## Practical Issues In ML

• Sample size

• Evaluation

• Overfitting

• Linearity

• Feature Selection

## Sample Size

• Induction with only a few samples is a fool's errand

• How much is enough? There's a whole theory for this, which is outside the scope of this course

• Worse, some of the samples need to be held out for evaluation. Tradeoff: more training samples = better accuracy (probably) but poorer validation

## Evaluation

• Imagine training with all instances and then evaluating performance against all instances

• Brute force learner would be perfect

• Need to measure generalization across as-yet-unknown instances

• Typical method: hold out an evaluation set

• ugh, less data for training

• What if we are unlucky in our choice of evaluation set? Maybe training and evaluation set are not comparable anymore?

## Cross-Validation

• Idea: Partition the data S into n equal subsets

• For each subset S[i] train on S - S[i] and evaluate on S[i]

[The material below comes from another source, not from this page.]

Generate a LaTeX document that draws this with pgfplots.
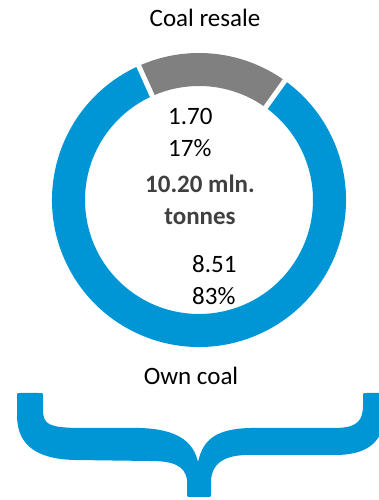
\documentclass[border=0pt]{standalone}
\usepackage{pgfplots}
\pgfplotsset{compat=1.18}
\usepackage{fontspec}
\setmainfont{Carlito}
\definecolor{donutblue}{RGB}{0,150,214}
\definecolor{donutgray}{RGB}{128,128,128}
\definecolor{darktext}{RGB}{64,64,64}
\begin{document}
\begin{tikzpicture}
\pgfmathsetmacro{\vresale}{1.70}
\pgfmathsetmacro{\vown}{8.51}
\pgfmathsetmacro{\vtot}{\vresale+\vown}
\pgfmathsetmacro{\aS}{114.2}
\pgfmathsetmacro{\aG}{\aS-360*\vresale/\vtot}
\pgfmathsetmacro{\aB}{\aG+360}
\def\cx{199}\def\cy{300}\def\ro{147}\def\ri{114}
\begin{axis}[scale only axis, width=379pt, height=500pt,
  xmin=0, xmax=379, ymin=0, ymax=500, axis lines=none, clip=false]
% gray slice (coal resale)
\fill[donutgray] (axis cs:{\cx+\ro*cos(\aG)},{\cy+\ro*sin(\aG)})
  arc[start angle=\aG, end angle=\aS, radius=\ro pt]
  -- (axis cs:{\cx+\ri*cos(\aS)},{\cy+\ri*sin(\aS)})
  arc[start angle=\aS, end angle=\aG, radius=\ri pt] -- cycle;
% blue slice (own coal)
\fill[donutblue] (axis cs:{\cx+\ro*cos(\aS)},{\cy+\ro*sin(\aS)})
  arc[start angle=\aS, end angle=\aB, radius=\ro pt]
  -- (axis cs:{\cx+\ri*cos(\aB)},{\cy+\ri*sin(\aB)})
  arc[start angle=\aB, end angle=\aS, radius=\ri pt] -- cycle;
% white separators
\draw[white, line width=5pt] (axis cs:{\cx+(\ri-3)*cos(\aS)},{\cy+(\ri-3)*sin(\aS)}) -- (axis cs:{\cx+(\ro+3)*cos(\aS)},{\cy+(\ro+3)*sin(\aS)});
\draw[white, line width=5pt] (axis cs:{\cx+(\ri-3)*cos(\aG)},{\cy+(\ri-3)*sin(\aG)}) -- (axis cs:{\cx+(\ro+3)*cos(\aG)},{\cy+(\ro+3)*sin(\aG)});
% labels
\node[anchor=base, font=\fontsize{25}{30}\selectfont] at (axis cs:205,473) {Coal resale};
\node[anchor=base, font=\fontsize{25}{30}\selectfont] at (axis cs:191,115) {Own coal};
\node[anchor=base west, inner sep=0pt, font=\fontsize{25}{30}\selectfont] at (axis cs:168,375) {1.70};
\node[anchor=base west, inner sep=0pt, font=\fontsize{25}{30}\selectfont] at (axis cs:168,343) {17\%};
\node[anchor=base, inner sep=0pt, text=darktext, font=\fontsize{25}{30}\selectfont\bfseries] at (axis cs:200,307) {10.20 mln.};
\node[anchor=base, inner sep=0pt, text=darktext, font=\fontsize{25}{30}\selectfont\bfseries] at (axis cs:200,275) {tonnes};
\node[anchor=base west, inner sep=0pt, font=\fontsize{25}{30}\selectfont] at (axis cs:192,227) {8.51};
\node[anchor=base west, inner sep=0pt, font=\fontsize{25}{30}\selectfont] at (axis cs:192,195) {83\%};
% brace
\fill[donutblue] (axis cs:17,103) -- (axis cs:17,105) .. controls (axis cs:17,107) .. (axis cs:21,107)
  -- (axis cs:39,107) .. controls (axis cs:43,107) .. (axis cs:43,103)
  -- (axis cs:43,90)
  .. controls (axis cs:43,75) and (axis cs:50,73) .. (axis cs:75,72)
  -- (axis cs:140,72)
  .. controls (axis cs:175,71) and (axis cs:193,60) .. (axis cs:198,38)
  .. controls (axis cs:203,60) and (axis cs:215,71) .. (axis cs:250,72)
  -- (axis cs:335,72)
  .. controls (axis cs:358,72) and (axis cs:363,80) .. (axis cs:363,95)
  -- (axis cs:363,103) .. controls (axis cs:363,107) .. (axis cs:367,107)
  -- (axis cs:385,107) -- (axis cs:385,90)
  .. controls (axis cs:385,60) and (axis cs:370,45) .. (axis cs:335,45)
  -- (axis cs:245,45)
  .. controls (axis cs:222,44) and (axis cs:212,35) .. (axis cs:211,20)
  -- (axis cs:211,7) .. controls (axis cs:211,3) .. (axis cs:207,3)
  -- (axis cs:191,3) .. controls (axis cs:187,3) .. (axis cs:187,7)
  -- (axis cs:187,20)
  .. controls (axis cs:185,35) and (axis cs:172,39) .. (axis cs:150,39)
  -- (axis cs:75,40)
  .. controls (axis cs:30,41) and (axis cs:17,60) .. (axis cs:17,85) -- cycle;
\coordinate (bl) at (axis cs:0,0);
\coordinate (tr) at (axis cs:379,500);
\end{axis}
\pgfresetboundingbox
\useasboundingbox (bl) rectangle (tr);
\end{tikzpicture}
\end{document}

• Do statistics on these n runs to get some kind of min/max/average accuracy

• Limiting case: "Leave-one-out" Cross-Validation; let n = |S|

• Cross-Validation is n× as expensive

## Measures Of Accuracy

• For our binary case

p c  name
0 0  true negative
1 1  true positive
0 1  false negative
1 0  false positive

• Once we have counted each of these, we can form various sums and ratios depending on what we want to do

• Accuracy: (tn+tp)/|S|

• Precision: tp/(tp+fp)

• Recall: tp/(tp+fn)

https://towardsdatascience.com/precision-vs-recall-386cf9f89488

## Overfitting

• Never enough data

• Learner "masters" the training set, building a model that predicts it quite accurately

• This mastery includes all the peculiarities of the data set; outliers, over-represented features, etc

• This degree of accuracy may reduce generalization, making the predictor worse on new instances

## Controlling Overfitting

• Decrease amount of data in training set (force model to generalize)? Probably not

• Have some principled measure of fit (Naive Bayes, Decision Trees)

• Use a validation set. Hold out more of the data and train on the training set until the performance on the validation set starts to get worse

• This is what is done for Perceptron

## Linearity

• Think of the feature vector as residing in an n-dimensional space

• A "linear" learner can find an n-1 dimensional plane in that space that best separates positive and negative training instances

• A "nonlinear" learner can find more complicated boundaries

• Linear: Naive Bayes, Perceptron

• Nonlinear: Decision Trees, k-Nearest Neighbor

• Real-world training instances will have:

• Wrong classification
• Mis-measured features
• Missing features
• Algorithms need to be able to cope with this

## Feature Selection

• Rare for a real-world inductive ML problem to come with instances that have a vector of Boolean features

• Choosing the right features makes a huge difference

• Summarize the information useful for classification

• Leave out features that can confuse the learner or kill performance

• Consider a "random feature" that is computed for each instance by flipping a coin

• This feature will be accidentally correlated with classification on small datasets, so learner will try to use it

• It won't generalize well at all

## Feature Types

• Boolean features allow all algorithms, but may lose information

• Set-valued features are only OK with some algorithms, require more data to exploit (hypothesis-space size)

• Scalar features only work with a few algorithms, but provide a lot of information (sometimes)

• Can always Booleanize a feature

• Characteristic vector for set values

• Scalar above/below mean, median

• Scalar by gain splitpoint

Not always a good idea